--- START OF EXCERPTED RECORDS ---

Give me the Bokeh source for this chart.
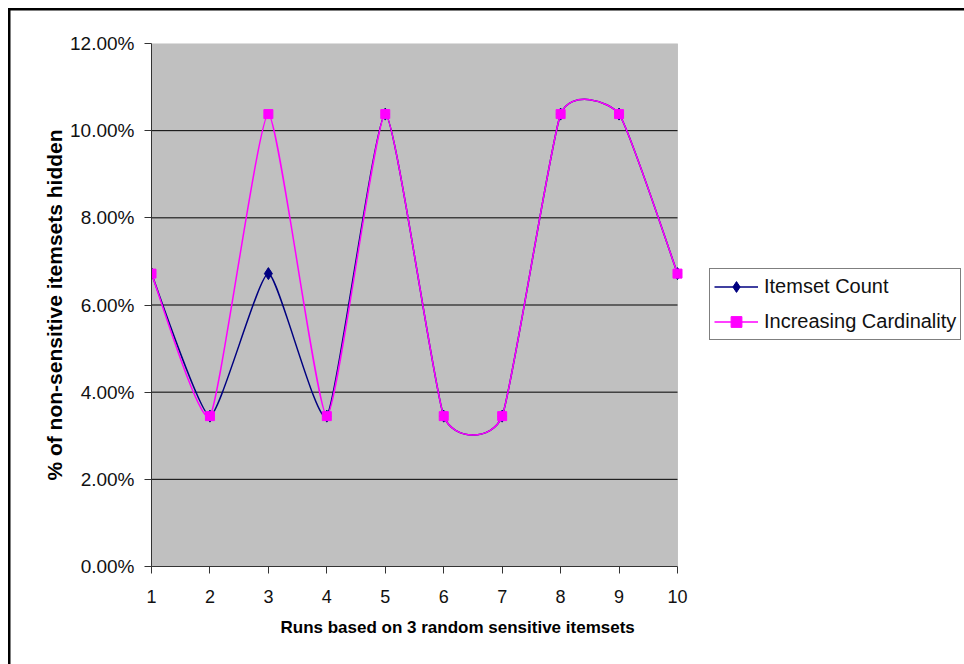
from bokeh.plotting import figure
from bokeh.models import (Range1d, FixedTicker, NumeralTickFormatter, Legend, LegendItem,
                          ColumnDataSource, BoxAnnotation, Title)
from bokeh.embed import file_html
from bokeh.resources import INLINE

# ---------------- data ----------------
runs = [1, 2, 3, 4, 5, 6, 7, 8, 9, 10]
itemset_count = [0.0672, 0.0345, 0.0672, 0.0345, 0.1038, 0.0345, 0.0345, 0.1038, 0.1038, 0.0672]
increasing_cardinality = [0.0672, 0.0345, 0.1038, 0.0345, 0.1038, 0.0345, 0.0345, 0.1038, 0.1038, 0.0672]
series_names = ["Itemset Count", "Increasing Cardinality"]
y_ticks = [0.0, 0.02, 0.04, 0.06, 0.08, 0.10, 0.12]
x_title = "Runs based on 3 random sensitive itemsets"
y_title = "% of non-sensitive itemsets hidden"

TENSION = 1.0 / 12.0


def smooth_segments(xs, ys, k=TENSION):
    """Bezier control points for an Excel-like smoothed line through the data."""
    n = len(xs)
    x0, y0, x1, y1, cx0, cy0, cx1, cy1 = [], [], [], [], [], [], [], []
    for i in range(n - 1):
        pm = max(i - 1, 0)
        pn = min(i + 2, n - 1)
        tx0 = xs[i + 1] - xs[pm]
        ty0 = ys[i + 1] - ys[pm]
        tx1 = xs[pn] - xs[i]
        ty1 = ys[pn] - ys[i]
        x0.append(xs[i]); y0.append(ys[i])
        x1.append(xs[i + 1]); y1.append(ys[i + 1])
        cx0.append(xs[i] + tx0 * k); cy0.append(ys[i] + ty0 * k)
        cx1.append(xs[i + 1] - tx1 * k); cy1.append(ys[i + 1] - ty1 * k)
    return dict(x0=x0, y0=y0, x1=x1, y1=y1, cx0=cx0, cy0=cy0, cx1=cx1, cy1=cy1)


# ---------------- layout (pixels) ----------------
W, H = 964, 664
PLOT_L, PLOT_R, PLOT_T, PLOT_B = 151, 677, 43, 566
LEG_L, LEG_B = 709, 340
XTITLE_L = 280

# the frame runs to the right edge so the legend can sit beside the plot area
x_end = runs[0] + (runs[-1] - runs[0]) * (W - PLOT_L) / (PLOT_R - PLOT_L)

p = figure(width=W, height=H, output_backend="svg", toolbar_location=None,
           x_range=Range1d(runs[0], x_end), y_range=Range1d(y_ticks[0], y_ticks[-1]),
           min_border_left=PLOT_L, min_border_right=0, min_border_top=PLOT_T,
           min_border_bottom=H - PLOT_B)

p.background_fill_color = "white"
p.border_fill_color = None
p.outline_line_color = None

# outer chart frame (top and left edges; the others lie outside the picture)
p.styles = {
    "background-color": "white",
    "background-image": "linear-gradient(black, black), linear-gradient(black, black)",
    "background-size": "100% 2.5px, 2.5px 100%",
    "background-position": "8px 8px, 8px 8px",
    "background-repeat": "no-repeat",
}

# grey plot area
plot_area = BoxAnnotation(left=runs[0], right=runs[-1], bottom=y_ticks[0], top=y_ticks[-1],
                          fill_color="#C0C0C0", fill_alpha=1, line_color="#808080",
                          line_width=1, level="image")
p.add_layout(plot_area)

# horizontal grid lines limited to the plot area
p.xgrid.visible = False
p.ygrid.visible = False
p.segment(x0=[runs[0]] * (len(y_ticks) - 2), x1=[runs[-1]] * (len(y_ticks) - 2),
          y0=y_ticks[1:-1], y1=y_ticks[1:-1], line_color="black", line_width=1)

FONT = "Liberation Sans"

# axes
p.yaxis.ticker = FixedTicker(ticks=y_ticks)
p.yaxis.formatter = NumeralTickFormatter(format="0.00%")
p.xaxis.ticker = FixedTicker(ticks=runs)
p.xaxis.bounds = (runs[0], runs[-1])
for ax in (p.xaxis[0], p.yaxis[0]):
    ax.axis_line_color = "#333333"
    ax.major_tick_line_color = "#333333"
    ax.major_tick_in = 0
    ax.major_tick_out = 7
    ax.minor_tick_line_color = None
    ax.major_label_text_font = FONT
    ax.major_label_text_color = "#111111"
    ax.axis_label_text_font = FONT
    ax.axis_label_text_font_style = "bold"
    ax.axis_label_text_color = "black"

p.yaxis.major_label_text_font_size = "19px"
p.xaxis.major_label_text_font_size = "18px"
p.yaxis.axis_label_text_font_size = "21px"

p.yaxis.axis_label = y_title
p.yaxis.major_label_standoff = 10
p.xaxis.major_label_standoff = 16
p.yaxis.axis_label_standoff = 1

# x axis title, placed under the plot area
xt = Title(text=x_title, align="left", offset=XTITLE_L - PLOT_L, text_font=FONT,
           text_font_size="17px", text_font_style="bold", text_color="black", standoff=21)
p.add_layout(xt, "below")

# series
src1 = ColumnDataSource(smooth_segments(runs, itemset_count))
src2 = ColumnDataSource(smooth_segments(runs, increasing_cardinality))

b1 = p.bezier(x0="x0", y0="y0", x1="x1", y1="y1", cx0="cx0", cy0="cy0", cx1="cx1", cy1="cy1",
              source=src1, line_color="#000080", line_width=1.5)
m1 = p.scatter(runs, itemset_count, marker="diamond", size=12, fill_color="#000080",
               line_color="#000080")
b2 = p.bezier(x0="x0", y0="y0", x1="x1", y1="y1", cx0="cx0", cy0="cy0", cx1="cx1", cy1="cy1",
              source=src2, line_color="#FF00FF", line_width=1.5)
m2 = p.scatter(runs, increasing_cardinality, marker="square", size=9, fill_color="#FF00FF",
               line_color="#FF00FF")

legend = Legend(items=[LegendItem(label=series_names[0], renderers=[b1, m1]),
                       LegendItem(label=series_names[1], renderers=[b2, m2])],
                location=(LEG_L - PLOT_L, PLOT_B - LEG_B))
legend.border_line_color = "black"
legend.border_line_width = 1
legend.background_fill_color = "white"
legend.background_fill_alpha = 1
legend.label_text_font = FONT
legend.label_text_font_size = "20px"
legend.label_text_color = "#111111"
legend.glyph_width = 44
legend.glyph_height = 27
legend.label_height = 27
legend.label_standoff = 6
legend.spacing = 8
legend.padding = 4
legend.margin = 0
p.add_layout(legend)

open("out.html", "w").write(file_html(p, INLINE))
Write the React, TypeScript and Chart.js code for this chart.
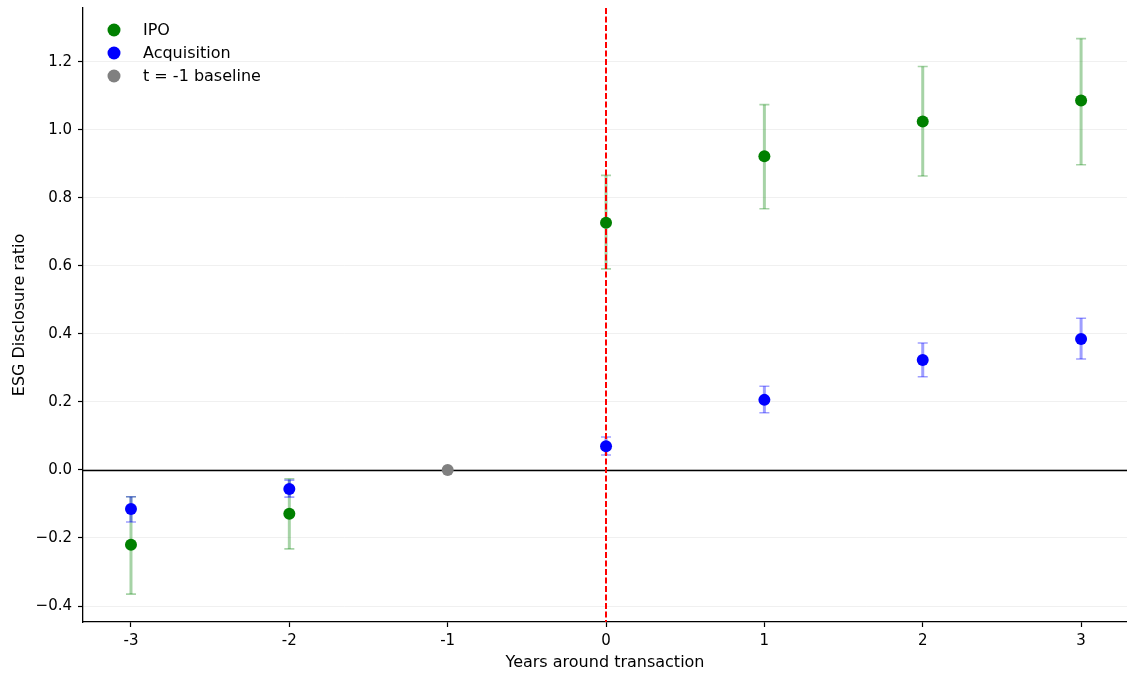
import { useEffect, useRef } from "react";
import { Chart, registerables } from "chart.js";
Chart.register(...registerables);

const years = [-3, -2, 0, 1, 2, 3];
const ipoMean = [-0.22, -0.129, 0.727, 0.922, 1.024, 1.086];
const ipoLow = [-0.365, -0.232, 0.591, 0.768, 0.864, 0.897];
const ipoHigh = [-0.079, -0.026, 0.866, 1.074, 1.186, 1.268];
const acqMean = [-0.115, -0.056, 0.07, 0.206, 0.323, 0.385];
const acqLow = [-0.153, -0.08, 0.044, 0.168, 0.274, 0.326];
const acqHigh = [-0.079, -0.03, 0.097, 0.246, 0.373, 0.446];
const baselineYears = [-1];
const baselineValues = [0];
const xTicks = [-3, -2, -1, 0, 1, 2, 3];
const yTicks = [-0.4, -0.2, 0, 0.2, 0.4, 0.6, 0.8, 1.0, 1.2];

const FONT = "'DejaVu Sans', sans-serif";

const errorSets = [
  { low: ipoLow, high: ipoHigh, color: "rgba(0,128,0,0.35)" },
  { low: acqLow, high: acqHigh, color: "rgba(0,0,255,0.38)" },
];

const legendItems = [
  { label: "IPO", color: "#008000" },
  { label: "Acquisition", color: "#0000ff" },
  { label: "t = -1 baseline", color: "#808080" },
];

const overlayPlugin = {
  id: "overlay",
  afterLayout(chart: any) {
    const ca = chart.chartArea;
    ca.right = chart.width;
    ca.width = ca.right - ca.left;
    const xs = chart.scales.x;
    xs.right = chart.width;
    xs.width = xs.right - xs.left;
    xs.configure();
  },
  beforeDatasetsDraw(chart: any) {
    const { ctx, chartArea, scales } = chart;
    const xs = scales.x;
    const ys = scales.y;
    ctx.save();
    errorSets.forEach((es) => {
      ctx.strokeStyle = es.color;
      years.forEach((yr, i) => {
        const px = xs.getPixelForValue(yr);
        const pLow = ys.getPixelForValue(es.low[i]);
        const pHigh = ys.getPixelForValue(es.high[i]);
        ctx.lineWidth = 3;
        ctx.beginPath();
        ctx.moveTo(px, pLow);
        ctx.lineTo(px, pHigh);
        ctx.stroke();
        ctx.lineWidth = 1.6;
        ctx.beginPath();
        ctx.moveTo(px - 5, pLow);
        ctx.lineTo(px + 5, pLow);
        ctx.moveTo(px - 5, pHigh);
        ctx.lineTo(px + 5, pHigh);
        ctx.stroke();
      });
    });
    // zero line
    const y0 = Math.round(ys.getPixelForValue(0)) + 0.5;
    ctx.strokeStyle = "#000";
    ctx.lineWidth = 1.3;
    ctx.beginPath();
    ctx.moveTo(chartArea.left, y0);
    ctx.lineTo(chartArea.right, y0);
    ctx.stroke();
    // red dashed vertical
    const x0 = Math.round(xs.getPixelForValue(0));
    ctx.strokeStyle = "#ff0000";
    ctx.lineWidth = 2;
    ctx.setLineDash([6, 2.5]);
    ctx.beginPath();
    ctx.moveTo(x0, chartArea.top);
    ctx.lineTo(x0, chartArea.bottom);
    ctx.stroke();
    ctx.restore();
  },
  afterDatasetsDraw(chart: any) {
    const { ctx, chartArea } = chart;
    ctx.save();
    ctx.font = `16px ${FONT}`;
    ctx.textBaseline = "middle";
    legendItems.forEach((it, i) => {
      const cy = chartArea.top + 22 + i * 23;
      ctx.fillStyle = it.color;
      ctx.beginPath();
      ctx.arc(chartArea.left + 31, cy, 6.5, 0, Math.PI * 2);
      ctx.fill();
      ctx.fillStyle = "#000";
      ctx.fillText(it.label, chartArea.left + 60, cy + 1);
    });
    ctx.restore();
  },
};

export default function App() {
  const ref = useRef<HTMLCanvasElement | null>(null);
  useEffect(() => {
    document.body.style.margin = "0";
    const canvas = ref.current!;
    const mk = (label: string, xsArr: number[], ysArr: number[], color: string) => ({
      label,
      data: xsArr.map((x, i) => ({ x, y: ysArr[i] })),
      backgroundColor: color,
      borderColor: color,
      pointRadius: 6,
      borderWidth: 0,
    });
    const chart = new Chart(canvas, {
      type: "scatter",
      data: {
        datasets: [
          mk("IPO", years, ipoMean, "#008000"),
          mk("Acquisition", years, acqMean, "#0000ff"),
          mk("t = -1 baseline", baselineYears, baselineValues, "#808080"),
        ],
      },
      options: {
        animation: false,
        responsive: false,
        devicePixelRatio: 1,
        layout: { padding: { top: 8, right: 0, left: 0, bottom: 0 } },
        plugins: { legend: { display: false }, tooltip: { enabled: false } },
        scales: {
          x: {
            type: "linear",
            min: -3.303,
            max: 3.29,
            afterBuildTicks: (s: any) => {
              s.ticks = xTicks.map((v) => ({ value: v }));
            },
            afterFit: (s: any) => {
              s.height = 51;
              s.paddingLeft = 0;
              s.paddingRight = 0;
            },
            ticks: {
              color: "#000",
              font: { family: FONT, size: 15 },
              padding: 5,
              callback: (v: any) => String(v),
            },
            grid: {
              drawOnChartArea: false,
              tickColor: "#000",
              tickLength: 5,
              tickWidth: 1.2,
            },
            border: { display: true, color: "#000", width: 1.3 },
            title: {
              display: true,
              text: "Years around transaction",
              color: "#000",
              font: { family: FONT, size: 16 },
              padding: { top: 0, bottom: 1 },
            },
          },
          y: {
            type: "linear",
            min: -0.447,
            max: 1.358,
            afterBuildTicks: (s: any) => {
              s.ticks = yTicks.map((v) => ({ value: v }));
            },
            afterFit: (s: any) => {
              s.width = 83;
              s.paddingTop = 0;
              s.paddingBottom = 0;
            },
            ticks: {
              color: "#000",
              font: { family: FONT, size: 15 },
              padding: 6,
              callback: (v: any) => Number(v).toFixed(1).replace("-", "\u2212"),
            },
            grid: {
              color: "rgba(0,0,0,0.06)",
              tickColor: "#000",
              tickLength: 5,
              tickWidth: 1.2,
            },
            border: { display: true, color: "#000", width: 1.3 },
            title: {
              display: true,
              text: "ESG Disclosure ratio",
              color: "#000",
              font: { family: FONT, size: 16 },
              padding: { top: 10, bottom: 0 },
            },
          },
        },
      },
      plugins: [overlayPlugin],
    } as any);
    return () => chart.destroy();
  }, []);
  return (
    <canvas
      ref={ref}
      width={1127}
      height={673}
      style={{ display: "block", width: 1127, height: 673 }}
    />
  );
}
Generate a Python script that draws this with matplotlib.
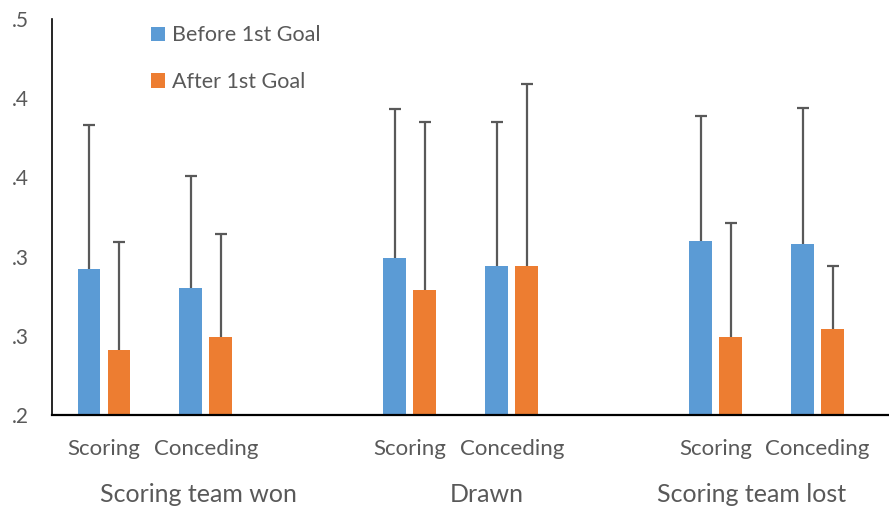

--- END OF EXCERPTED RECORDS ---

**REQUIRED WORK:**
Every line from the start of the listing above through the line with "from bokeh.resources import INLINE" should be repeated exactly; skip the pictures and add nothing else.

**THE REPLY:**
Give me the Bokeh source for this chart.
from bokeh.plotting import figure
from bokeh.models import (Range1d, FixedTicker, NumeralTickFormatter, Legend, LegendItem,
                          ColumnDataSource, BoxAnnotation, Title)
from bokeh.embed import file_html
from bokeh.resources import INLINE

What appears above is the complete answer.